(Dataset items)
-------
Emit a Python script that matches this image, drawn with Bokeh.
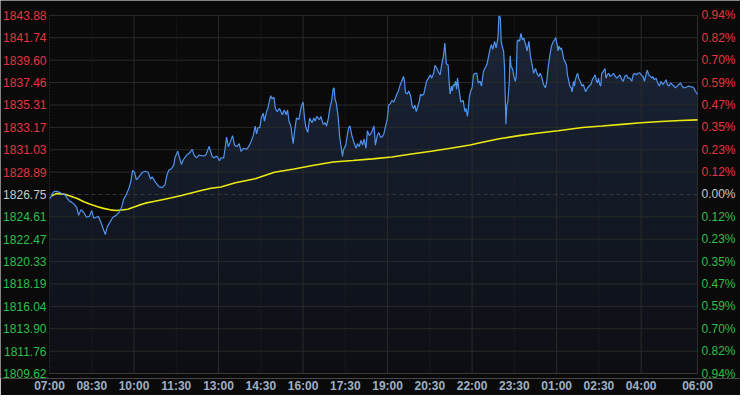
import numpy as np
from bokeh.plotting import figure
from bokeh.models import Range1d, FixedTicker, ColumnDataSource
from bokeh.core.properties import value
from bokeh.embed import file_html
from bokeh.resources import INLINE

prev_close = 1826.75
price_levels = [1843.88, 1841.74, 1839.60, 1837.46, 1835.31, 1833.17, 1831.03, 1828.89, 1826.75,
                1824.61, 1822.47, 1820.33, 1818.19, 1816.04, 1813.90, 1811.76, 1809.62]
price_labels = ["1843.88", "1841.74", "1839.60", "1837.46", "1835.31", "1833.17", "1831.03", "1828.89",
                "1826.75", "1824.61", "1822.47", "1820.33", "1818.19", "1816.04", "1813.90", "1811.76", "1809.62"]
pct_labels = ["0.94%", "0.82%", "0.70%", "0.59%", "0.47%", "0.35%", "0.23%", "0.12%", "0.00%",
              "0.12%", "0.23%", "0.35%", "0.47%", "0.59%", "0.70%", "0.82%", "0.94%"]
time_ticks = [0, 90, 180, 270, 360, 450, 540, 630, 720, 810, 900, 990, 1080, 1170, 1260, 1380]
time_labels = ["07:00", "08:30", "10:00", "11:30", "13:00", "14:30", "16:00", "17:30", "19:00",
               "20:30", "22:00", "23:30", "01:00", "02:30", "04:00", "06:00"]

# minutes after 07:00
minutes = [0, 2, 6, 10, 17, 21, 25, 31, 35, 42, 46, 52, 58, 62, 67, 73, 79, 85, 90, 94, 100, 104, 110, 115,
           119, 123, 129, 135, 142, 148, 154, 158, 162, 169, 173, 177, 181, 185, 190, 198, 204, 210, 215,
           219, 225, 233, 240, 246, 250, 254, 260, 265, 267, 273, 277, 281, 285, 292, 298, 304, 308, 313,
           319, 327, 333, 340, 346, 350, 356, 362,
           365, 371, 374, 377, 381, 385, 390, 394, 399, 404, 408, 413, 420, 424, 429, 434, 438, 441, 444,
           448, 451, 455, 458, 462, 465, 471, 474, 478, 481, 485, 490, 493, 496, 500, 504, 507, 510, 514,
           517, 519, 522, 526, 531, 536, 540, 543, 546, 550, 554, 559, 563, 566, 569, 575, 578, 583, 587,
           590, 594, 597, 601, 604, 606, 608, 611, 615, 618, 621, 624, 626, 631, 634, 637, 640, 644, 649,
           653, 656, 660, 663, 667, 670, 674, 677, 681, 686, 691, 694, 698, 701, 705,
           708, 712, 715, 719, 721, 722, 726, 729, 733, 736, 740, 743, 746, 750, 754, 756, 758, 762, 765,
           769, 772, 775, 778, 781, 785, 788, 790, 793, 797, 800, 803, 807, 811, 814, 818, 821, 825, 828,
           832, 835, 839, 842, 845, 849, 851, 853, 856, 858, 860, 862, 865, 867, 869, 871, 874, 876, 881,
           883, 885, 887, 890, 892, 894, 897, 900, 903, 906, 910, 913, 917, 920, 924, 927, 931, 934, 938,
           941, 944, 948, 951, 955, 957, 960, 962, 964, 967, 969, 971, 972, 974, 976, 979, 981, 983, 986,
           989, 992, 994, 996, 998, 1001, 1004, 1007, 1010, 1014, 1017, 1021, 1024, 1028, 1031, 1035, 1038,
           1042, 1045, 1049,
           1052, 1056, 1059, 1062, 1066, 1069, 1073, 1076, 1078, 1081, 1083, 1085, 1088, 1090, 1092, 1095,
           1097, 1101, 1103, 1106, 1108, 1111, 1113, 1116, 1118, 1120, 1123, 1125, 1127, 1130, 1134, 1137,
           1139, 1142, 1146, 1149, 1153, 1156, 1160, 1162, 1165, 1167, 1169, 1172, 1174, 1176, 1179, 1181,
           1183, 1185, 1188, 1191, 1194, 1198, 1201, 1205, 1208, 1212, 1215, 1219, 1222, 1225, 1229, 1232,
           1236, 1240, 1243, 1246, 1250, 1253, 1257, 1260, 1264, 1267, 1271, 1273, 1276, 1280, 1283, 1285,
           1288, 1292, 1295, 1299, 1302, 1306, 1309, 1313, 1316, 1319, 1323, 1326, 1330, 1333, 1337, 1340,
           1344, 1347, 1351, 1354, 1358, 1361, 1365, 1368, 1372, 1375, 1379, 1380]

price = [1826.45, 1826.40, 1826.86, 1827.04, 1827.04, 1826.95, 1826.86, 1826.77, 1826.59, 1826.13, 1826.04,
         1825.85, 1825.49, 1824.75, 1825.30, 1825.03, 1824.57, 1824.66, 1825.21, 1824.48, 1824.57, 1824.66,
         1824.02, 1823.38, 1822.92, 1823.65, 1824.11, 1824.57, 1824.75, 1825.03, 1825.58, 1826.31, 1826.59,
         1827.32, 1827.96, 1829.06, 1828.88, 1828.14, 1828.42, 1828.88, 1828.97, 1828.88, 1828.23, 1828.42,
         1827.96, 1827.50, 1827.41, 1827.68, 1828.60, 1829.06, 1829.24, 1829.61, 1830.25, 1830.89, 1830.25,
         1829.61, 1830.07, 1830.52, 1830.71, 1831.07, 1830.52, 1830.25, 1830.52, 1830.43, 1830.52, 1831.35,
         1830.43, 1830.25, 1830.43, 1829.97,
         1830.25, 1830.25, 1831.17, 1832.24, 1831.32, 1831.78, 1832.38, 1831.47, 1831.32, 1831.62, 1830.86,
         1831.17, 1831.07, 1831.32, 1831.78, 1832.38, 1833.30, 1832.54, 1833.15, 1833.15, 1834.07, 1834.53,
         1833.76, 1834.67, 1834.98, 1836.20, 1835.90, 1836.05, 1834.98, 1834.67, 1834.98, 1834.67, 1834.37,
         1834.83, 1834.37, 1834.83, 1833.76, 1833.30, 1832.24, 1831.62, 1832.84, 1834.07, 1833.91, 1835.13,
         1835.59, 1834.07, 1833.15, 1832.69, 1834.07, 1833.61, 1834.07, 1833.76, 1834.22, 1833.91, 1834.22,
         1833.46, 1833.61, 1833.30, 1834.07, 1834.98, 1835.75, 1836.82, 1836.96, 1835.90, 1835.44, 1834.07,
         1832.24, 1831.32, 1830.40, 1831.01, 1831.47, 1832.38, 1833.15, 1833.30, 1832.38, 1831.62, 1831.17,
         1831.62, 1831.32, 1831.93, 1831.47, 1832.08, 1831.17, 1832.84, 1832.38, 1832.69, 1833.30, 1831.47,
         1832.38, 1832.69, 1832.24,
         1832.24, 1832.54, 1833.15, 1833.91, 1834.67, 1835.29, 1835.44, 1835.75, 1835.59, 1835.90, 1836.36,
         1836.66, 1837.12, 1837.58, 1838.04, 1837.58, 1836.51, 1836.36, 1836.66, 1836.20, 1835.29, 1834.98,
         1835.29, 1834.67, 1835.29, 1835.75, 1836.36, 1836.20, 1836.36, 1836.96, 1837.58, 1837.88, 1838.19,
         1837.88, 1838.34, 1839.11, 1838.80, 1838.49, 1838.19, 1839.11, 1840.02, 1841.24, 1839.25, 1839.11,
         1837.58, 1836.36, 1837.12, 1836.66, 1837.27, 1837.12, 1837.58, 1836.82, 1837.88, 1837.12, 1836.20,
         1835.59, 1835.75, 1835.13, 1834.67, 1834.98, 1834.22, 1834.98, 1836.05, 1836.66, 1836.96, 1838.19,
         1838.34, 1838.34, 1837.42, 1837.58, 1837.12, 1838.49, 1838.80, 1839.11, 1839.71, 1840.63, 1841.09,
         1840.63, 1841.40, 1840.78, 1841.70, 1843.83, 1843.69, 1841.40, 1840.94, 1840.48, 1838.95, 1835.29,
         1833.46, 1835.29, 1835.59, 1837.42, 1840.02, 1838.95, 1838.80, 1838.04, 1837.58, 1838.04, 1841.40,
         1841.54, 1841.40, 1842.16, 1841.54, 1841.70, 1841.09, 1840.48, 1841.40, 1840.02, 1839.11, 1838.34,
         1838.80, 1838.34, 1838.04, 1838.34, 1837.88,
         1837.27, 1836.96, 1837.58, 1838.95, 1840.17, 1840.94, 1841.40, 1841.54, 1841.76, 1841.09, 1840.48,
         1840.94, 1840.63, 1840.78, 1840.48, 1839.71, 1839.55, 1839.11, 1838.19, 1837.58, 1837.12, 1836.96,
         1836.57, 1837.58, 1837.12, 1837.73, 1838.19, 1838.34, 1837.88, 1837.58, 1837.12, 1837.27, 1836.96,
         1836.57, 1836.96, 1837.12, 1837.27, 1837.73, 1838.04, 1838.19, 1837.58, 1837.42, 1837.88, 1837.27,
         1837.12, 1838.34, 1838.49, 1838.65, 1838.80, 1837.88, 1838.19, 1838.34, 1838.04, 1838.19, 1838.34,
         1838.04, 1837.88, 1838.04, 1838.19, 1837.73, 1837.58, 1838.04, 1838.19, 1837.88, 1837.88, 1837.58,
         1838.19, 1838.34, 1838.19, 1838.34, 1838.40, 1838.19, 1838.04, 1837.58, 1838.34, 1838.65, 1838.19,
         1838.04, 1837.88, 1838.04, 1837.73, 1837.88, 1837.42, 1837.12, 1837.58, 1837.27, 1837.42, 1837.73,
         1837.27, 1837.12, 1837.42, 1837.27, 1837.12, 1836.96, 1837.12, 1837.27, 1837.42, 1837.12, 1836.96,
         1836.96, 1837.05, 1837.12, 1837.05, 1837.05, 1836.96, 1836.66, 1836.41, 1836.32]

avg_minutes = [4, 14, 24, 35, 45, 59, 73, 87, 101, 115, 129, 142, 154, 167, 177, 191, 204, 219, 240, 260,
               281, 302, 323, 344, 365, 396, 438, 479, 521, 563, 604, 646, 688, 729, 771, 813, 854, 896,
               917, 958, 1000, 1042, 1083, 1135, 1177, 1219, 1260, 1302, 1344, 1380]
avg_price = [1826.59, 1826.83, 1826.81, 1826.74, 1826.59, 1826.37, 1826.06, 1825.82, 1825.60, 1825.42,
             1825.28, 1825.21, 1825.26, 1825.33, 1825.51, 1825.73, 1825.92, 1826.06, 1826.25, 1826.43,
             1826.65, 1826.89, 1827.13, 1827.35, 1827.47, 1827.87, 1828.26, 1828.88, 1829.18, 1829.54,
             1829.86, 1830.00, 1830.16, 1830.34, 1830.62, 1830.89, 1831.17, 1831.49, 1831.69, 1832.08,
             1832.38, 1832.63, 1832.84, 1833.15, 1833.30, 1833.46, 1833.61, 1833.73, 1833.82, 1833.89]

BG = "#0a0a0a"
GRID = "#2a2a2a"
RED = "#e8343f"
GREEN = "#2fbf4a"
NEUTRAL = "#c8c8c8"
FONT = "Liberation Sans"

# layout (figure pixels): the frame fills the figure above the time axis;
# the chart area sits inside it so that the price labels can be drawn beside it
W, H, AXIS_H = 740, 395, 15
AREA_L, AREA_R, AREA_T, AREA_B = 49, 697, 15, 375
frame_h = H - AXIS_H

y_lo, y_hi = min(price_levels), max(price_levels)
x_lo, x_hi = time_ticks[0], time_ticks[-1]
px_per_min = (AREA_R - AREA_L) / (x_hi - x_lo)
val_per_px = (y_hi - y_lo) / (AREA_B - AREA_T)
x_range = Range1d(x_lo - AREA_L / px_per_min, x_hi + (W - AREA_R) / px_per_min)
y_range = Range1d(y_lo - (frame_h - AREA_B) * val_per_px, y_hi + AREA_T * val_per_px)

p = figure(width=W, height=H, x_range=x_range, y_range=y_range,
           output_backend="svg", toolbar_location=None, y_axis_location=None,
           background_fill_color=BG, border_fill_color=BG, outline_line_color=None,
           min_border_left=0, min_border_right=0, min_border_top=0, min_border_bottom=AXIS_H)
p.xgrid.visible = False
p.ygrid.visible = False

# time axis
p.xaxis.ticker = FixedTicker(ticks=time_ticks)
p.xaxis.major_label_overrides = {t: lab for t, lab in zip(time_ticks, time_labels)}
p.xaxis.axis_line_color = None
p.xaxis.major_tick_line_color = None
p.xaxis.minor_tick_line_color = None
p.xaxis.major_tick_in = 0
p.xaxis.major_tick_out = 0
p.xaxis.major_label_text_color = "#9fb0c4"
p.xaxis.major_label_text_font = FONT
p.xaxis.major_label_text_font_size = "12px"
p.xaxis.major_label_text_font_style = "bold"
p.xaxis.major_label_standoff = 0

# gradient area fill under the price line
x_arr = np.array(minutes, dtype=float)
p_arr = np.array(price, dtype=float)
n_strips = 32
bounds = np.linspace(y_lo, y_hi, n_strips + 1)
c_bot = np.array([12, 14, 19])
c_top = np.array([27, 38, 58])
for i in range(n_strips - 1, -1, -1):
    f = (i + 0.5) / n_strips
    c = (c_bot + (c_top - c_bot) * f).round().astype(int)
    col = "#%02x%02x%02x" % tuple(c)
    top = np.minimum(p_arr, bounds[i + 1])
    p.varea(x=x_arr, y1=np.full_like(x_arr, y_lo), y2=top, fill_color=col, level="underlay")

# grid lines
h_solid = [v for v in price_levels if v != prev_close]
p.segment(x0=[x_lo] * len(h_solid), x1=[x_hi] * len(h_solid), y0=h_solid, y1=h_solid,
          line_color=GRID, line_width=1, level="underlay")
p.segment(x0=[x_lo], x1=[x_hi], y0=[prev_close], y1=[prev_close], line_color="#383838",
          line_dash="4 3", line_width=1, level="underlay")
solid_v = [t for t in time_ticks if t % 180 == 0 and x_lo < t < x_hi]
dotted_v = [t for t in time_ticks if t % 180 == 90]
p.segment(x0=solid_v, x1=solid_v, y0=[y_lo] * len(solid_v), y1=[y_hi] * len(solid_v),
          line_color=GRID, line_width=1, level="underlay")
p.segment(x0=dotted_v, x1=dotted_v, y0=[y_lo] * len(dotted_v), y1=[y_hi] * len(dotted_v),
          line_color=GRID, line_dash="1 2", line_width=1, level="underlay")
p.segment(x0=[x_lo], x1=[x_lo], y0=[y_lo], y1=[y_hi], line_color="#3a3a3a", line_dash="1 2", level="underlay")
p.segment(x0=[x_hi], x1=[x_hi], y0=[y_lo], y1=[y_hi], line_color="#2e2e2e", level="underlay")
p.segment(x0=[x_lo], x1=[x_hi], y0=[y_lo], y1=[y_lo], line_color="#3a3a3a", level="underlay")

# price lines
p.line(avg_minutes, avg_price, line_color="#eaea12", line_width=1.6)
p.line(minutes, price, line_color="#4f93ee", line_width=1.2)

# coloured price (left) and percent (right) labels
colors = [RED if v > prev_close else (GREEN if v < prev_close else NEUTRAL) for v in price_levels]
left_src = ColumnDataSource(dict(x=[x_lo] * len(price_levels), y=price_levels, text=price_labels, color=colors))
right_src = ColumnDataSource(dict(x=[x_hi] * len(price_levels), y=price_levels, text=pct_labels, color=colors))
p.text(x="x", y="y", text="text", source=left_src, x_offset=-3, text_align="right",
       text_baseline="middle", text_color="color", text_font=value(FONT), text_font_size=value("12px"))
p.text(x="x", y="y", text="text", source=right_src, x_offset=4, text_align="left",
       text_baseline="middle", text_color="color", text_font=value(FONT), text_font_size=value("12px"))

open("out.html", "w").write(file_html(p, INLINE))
-------
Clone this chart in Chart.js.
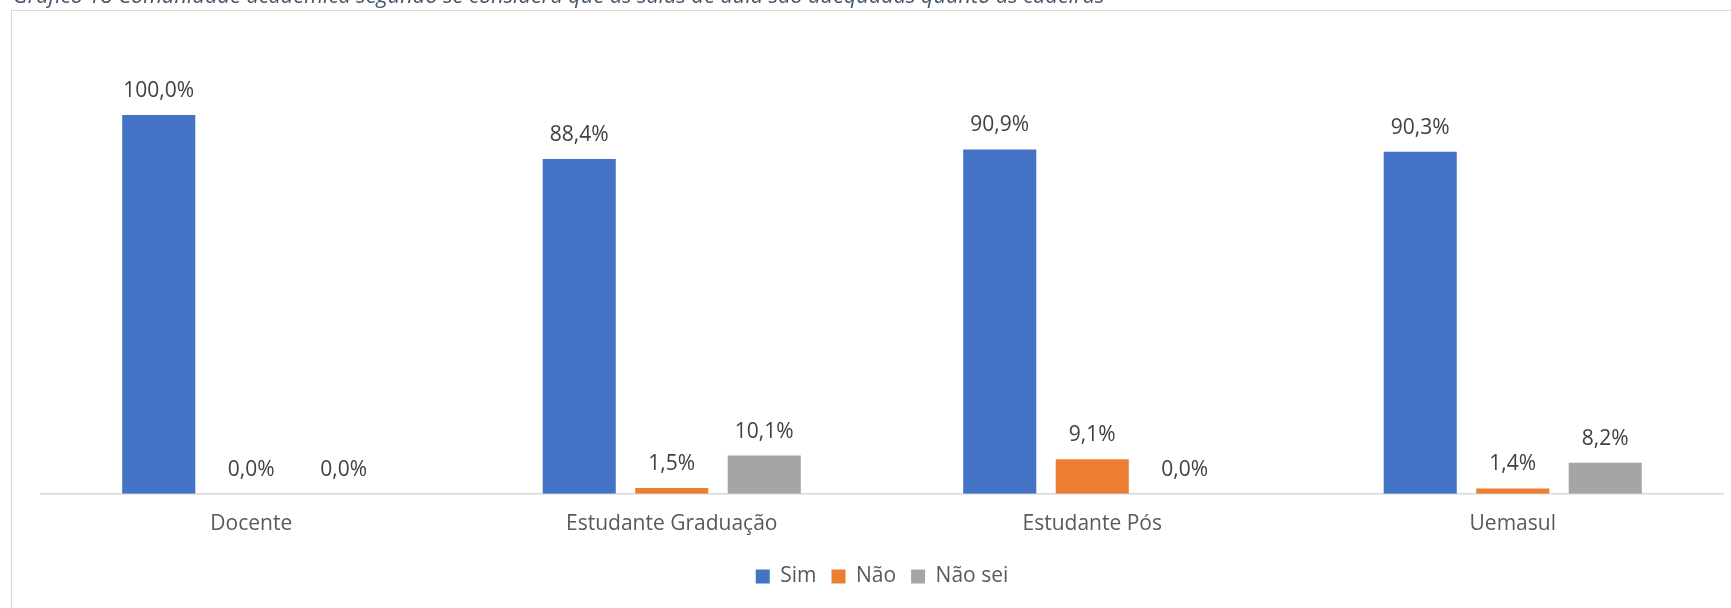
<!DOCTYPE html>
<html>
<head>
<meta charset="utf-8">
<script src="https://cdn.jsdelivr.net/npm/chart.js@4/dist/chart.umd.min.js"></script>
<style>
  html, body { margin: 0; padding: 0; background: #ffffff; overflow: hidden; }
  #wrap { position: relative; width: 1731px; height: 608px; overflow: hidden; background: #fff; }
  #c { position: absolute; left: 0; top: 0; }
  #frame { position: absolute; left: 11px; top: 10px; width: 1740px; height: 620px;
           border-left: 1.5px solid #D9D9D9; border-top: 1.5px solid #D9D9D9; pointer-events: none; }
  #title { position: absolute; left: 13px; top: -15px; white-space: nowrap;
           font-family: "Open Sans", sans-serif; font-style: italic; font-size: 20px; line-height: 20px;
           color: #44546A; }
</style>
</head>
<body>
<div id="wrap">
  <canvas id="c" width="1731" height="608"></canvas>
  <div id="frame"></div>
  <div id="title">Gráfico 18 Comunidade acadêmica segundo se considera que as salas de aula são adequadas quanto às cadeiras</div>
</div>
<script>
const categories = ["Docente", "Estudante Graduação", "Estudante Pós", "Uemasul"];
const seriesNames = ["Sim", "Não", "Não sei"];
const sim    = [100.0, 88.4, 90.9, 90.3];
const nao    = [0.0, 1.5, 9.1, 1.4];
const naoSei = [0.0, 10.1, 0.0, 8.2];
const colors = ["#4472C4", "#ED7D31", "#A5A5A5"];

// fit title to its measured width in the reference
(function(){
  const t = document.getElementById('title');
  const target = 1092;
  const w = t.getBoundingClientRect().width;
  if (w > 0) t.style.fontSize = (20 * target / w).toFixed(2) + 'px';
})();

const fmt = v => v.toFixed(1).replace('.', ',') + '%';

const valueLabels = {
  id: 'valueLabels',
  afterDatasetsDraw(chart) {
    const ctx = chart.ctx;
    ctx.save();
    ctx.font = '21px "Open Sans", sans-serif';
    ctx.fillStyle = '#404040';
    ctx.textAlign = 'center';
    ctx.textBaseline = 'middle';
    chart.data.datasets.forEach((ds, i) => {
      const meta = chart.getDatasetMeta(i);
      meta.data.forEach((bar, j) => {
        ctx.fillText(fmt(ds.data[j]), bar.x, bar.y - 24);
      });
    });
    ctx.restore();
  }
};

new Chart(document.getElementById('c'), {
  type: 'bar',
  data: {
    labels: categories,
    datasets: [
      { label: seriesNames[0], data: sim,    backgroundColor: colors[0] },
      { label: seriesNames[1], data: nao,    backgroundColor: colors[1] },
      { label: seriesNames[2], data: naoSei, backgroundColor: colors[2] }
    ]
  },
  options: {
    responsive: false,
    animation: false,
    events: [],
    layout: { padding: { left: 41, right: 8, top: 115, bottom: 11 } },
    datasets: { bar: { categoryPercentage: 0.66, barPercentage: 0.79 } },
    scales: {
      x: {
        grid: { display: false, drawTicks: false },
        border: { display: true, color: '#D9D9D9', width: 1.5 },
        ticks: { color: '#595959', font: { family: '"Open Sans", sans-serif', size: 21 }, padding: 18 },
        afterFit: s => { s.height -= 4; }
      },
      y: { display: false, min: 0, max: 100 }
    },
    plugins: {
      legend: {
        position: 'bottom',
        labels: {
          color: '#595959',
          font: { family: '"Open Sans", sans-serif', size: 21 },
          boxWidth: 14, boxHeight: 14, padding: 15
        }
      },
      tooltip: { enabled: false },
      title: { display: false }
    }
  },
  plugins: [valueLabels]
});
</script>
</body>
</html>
-------
TASK DIRECTIONS: Extract exactly the lines running from the line containing "Emit a Python" to the line containing "from bokeh.resources import INLINE", with both end lines included and all pictures left out.

FULL ANSWER:
Emit a Python script that matches this image, drawn with Bokeh.
import numpy as np
from bokeh.plotting import figure
from bokeh.models import Range1d, FixedTicker, ColumnDataSource
from bokeh.core.properties import value
from bokeh.embed import file_html
from bokeh.resources import INLINE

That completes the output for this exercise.